Both the Control Group and Test Group follow a normal distribution for both Impression Count and Reach Count, as confirmed by the Shapiro-Wilk test. For Impression Count, Levene's test shows that the variances between the two groups are not equal, so Welch's t-test was applied, resulting in a p-value significantly below 0.05. This indicates a statistically significant difference, with the Control Group demonstrating a higher number of impressions than the Test Group. For Reach Count, Levene's test confirms that the variances are equal between groups. The t-test results indicate a statistically significant difference in reach, with the Control Group reaching more users than the Test Group.


# Bayesian analysis

In [24]:
import numpy as np
import pandas as pd
import scipy.stats as stats

# Prepare control and test group data
control_df = control_group
test_df = test_group

# Calculate click rate for each group
control_df['click_rate'] = control_df['click_count'] / control_df['impression_count']
test_df['click_rate'] = test_df['click_count'] / test_df['impression_count']

# Prior distribution for click rate of control group (Beta(1, 1))
alpha_control = 1
beta_control = 1

# Prior distribution for click rate of test group (Beta(1, 1))
alpha_test = 1
beta_test = 1

# Click counts and impression counts for both groups
clicks_control = control_df['click_count'].values
impressions_control = control_df['impression_count'].values

clicks_test = test_df['click_count'].values
impressions_test = test_df['impression_count'].values

# Sum up clicks and impressions for posterior distribution calculation
total_clicks_control = np.sum(clicks_control)
total_impressions_control = np.sum(impressions_control)

total_clicks_test = np.sum(clicks_test)
total_impressions_test = np.sum(impressions_test)

# Calculate posterior distribution: Beta distribution
# The parameters of Beta distribution are updated as Beta(1, 1) + Binomial(total clicks, click rate)
alpha_post_control = alpha_control + total_clicks_control
beta_post_control = beta_control + total_impressions_control - total_clicks_control

alpha_post_test = alpha_test + total_clicks_test
beta_post_test = beta_test + total_impressions_test - total_clicks_test

# Draw samples from the posterior distribution
control_samples = np.random.beta(alpha_post_control, beta_post_control, 10000)
test_samples = np.random.beta(alpha_post_test, beta_post_test, 10000)
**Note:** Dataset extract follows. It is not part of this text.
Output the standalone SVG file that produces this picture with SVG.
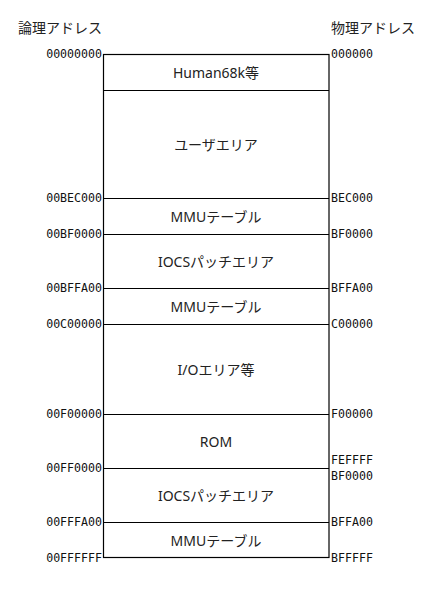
<svg xmlns="http://www.w3.org/2000/svg" width="436" height="607" viewBox="0 0 436 607">
<style>
.hd{font-family:"Noto Sans CJK JP","Noto Sans",sans-serif;font-size:14px;fill:#222}
.lb{font-family:"Noto Sans","Noto Sans CJK JP",sans-serif;font-size:14px;fill:#222;text-anchor:middle;dominant-baseline:central}
.ad{font-family:"DejaVu Sans Mono","Liberation Mono",monospace;font-size:11.6px;fill:#111;dominant-baseline:central}
.l{text-anchor:end}
.r{text-anchor:start}
.ln{stroke:#000;stroke-width:1.2;fill:none}
</style>
<rect width="436" height="607" fill="#fff"/>
<g id="headings">
<text class="hd" x="18" y="33">論理アドレス</text>
<text class="hd" x="331" y="33">物理アドレス</text>
</g>
<g id="connectors">
<rect class="ln" x="103.5" y="54.5" width="225.5" height="503"/>
<line class="ln" x1="103.5" y1="90.5" x2="329" y2="90.5"/>
<line class="ln" x1="103.5" y1="198.5" x2="329" y2="198.5"/>
<line class="ln" x1="103.5" y1="234.5" x2="329" y2="234.5"/>
<line class="ln" x1="103.5" y1="288.5" x2="329" y2="288.5"/>
<line class="ln" x1="103.5" y1="324.5" x2="329" y2="324.5"/>
<line class="ln" x1="103.5" y1="414.5" x2="329" y2="414.5"/>
<line class="ln" x1="103.5" y1="468.5" x2="329" y2="468.5"/>
<line class="ln" x1="103.5" y1="522.5" x2="329" y2="522.5"/>
</g>
<g id="node-human68k"><text class="lb" x="216" y="72.5">Human68k等</text></g>
<g id="node-user"><text class="lb" x="216" y="144.5">ユーザエリア</text></g>
<g id="node-mmu1"><text class="lb" x="216" y="216.5">MMUテーブル</text></g>
<g id="node-iocs1"><text class="lb" x="216" y="261.5">IOCSパッチエリア</text></g>
<g id="node-mmu2"><text class="lb" x="216" y="306.5">MMUテーブル</text></g>
<g id="node-io"><text class="lb" x="216" y="369.5">I/Oエリア等</text></g>
<g id="node-rom"><text class="lb" x="216" y="441.5">ROM</text></g>
<g id="node-iocs2"><text class="lb" x="216" y="495.5">IOCSパッチエリア</text></g>
<g id="node-mmu3"><text class="lb" x="216" y="540">MMUテーブル</text></g>
<g id="logical-addresses">
<text class="ad l" x="102" y="54">00000000</text>
<text class="ad l" x="102" y="198">00BEC000</text>
<text class="ad l" x="102" y="234">00BF0000</text>
<text class="ad l" x="102" y="288">00BFFA00</text>
<text class="ad l" x="102" y="324">00C00000</text>
<text class="ad l" x="102" y="414">00F00000</text>
<text class="ad l" x="102" y="468">00FF0000</text>
<text class="ad l" x="102" y="522">00FFFA00</text>
<text class="ad l" x="102" y="557.5">00FFFFFF</text>
</g>
<g id="physical-addresses">
<text class="ad r" x="331" y="54">000000</text>
<text class="ad r" x="331" y="198">BEC000</text>
<text class="ad r" x="331" y="234">BF0000</text>
<text class="ad r" x="331" y="288">BFFA00</text>
<text class="ad r" x="331" y="324">C00000</text>
<text class="ad r" x="331" y="414">F00000</text>
<text class="ad r" x="331" y="460">FEFFFF</text>
<text class="ad r" x="331" y="476">BF0000</text>
<text class="ad r" x="331" y="522">BFFA00</text>
<text class="ad r" x="331" y="557.5">BFFFFF</text>
</g>
</svg>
# Calculate the difference in click rates between the two groups
delta_samples = test_samples - control_samples

# Calculate the mean difference and the 95% credibility interval
mean_diff = np.mean(delta_samples)
cred_interval = np.percentile(delta_samples, [2.5, 97.5])

print(f"Mean difference in click rates: {mean_diff}")
print(f"95% credibility interval for the difference: {cred_interval}")

# Determine which group has a higher click rate based on the mean difference
if mean_diff > 0:
    print("The Test group has a higher click rate than the Control group.")
else:
    print("The Control group has a higher click rate than the Test group.")

Mean difference in click rates: 0.032316821727123864
95% credibility interval for the difference: [0.03189745 0.0327364 ]
The Test group has a higher click rate than the Control group.


The analysis used Bayesian statistics to compare the click rates of the Control and Test groups. Both groups were assumed to have a uniform prior distribution (Beta(1, 1)) for click rates. After updating the priors with observed data, posterior distributions were derived, and 10,000 samples were drawn from each group's posterior. The mean difference in click rates was calculated, with the Test group showing a higher click rate than the Control group. The 95% credibility interval for the difference did not include zero, confirming a statistically significant result. Therefore, the Test group has a higher click rate than the Control group.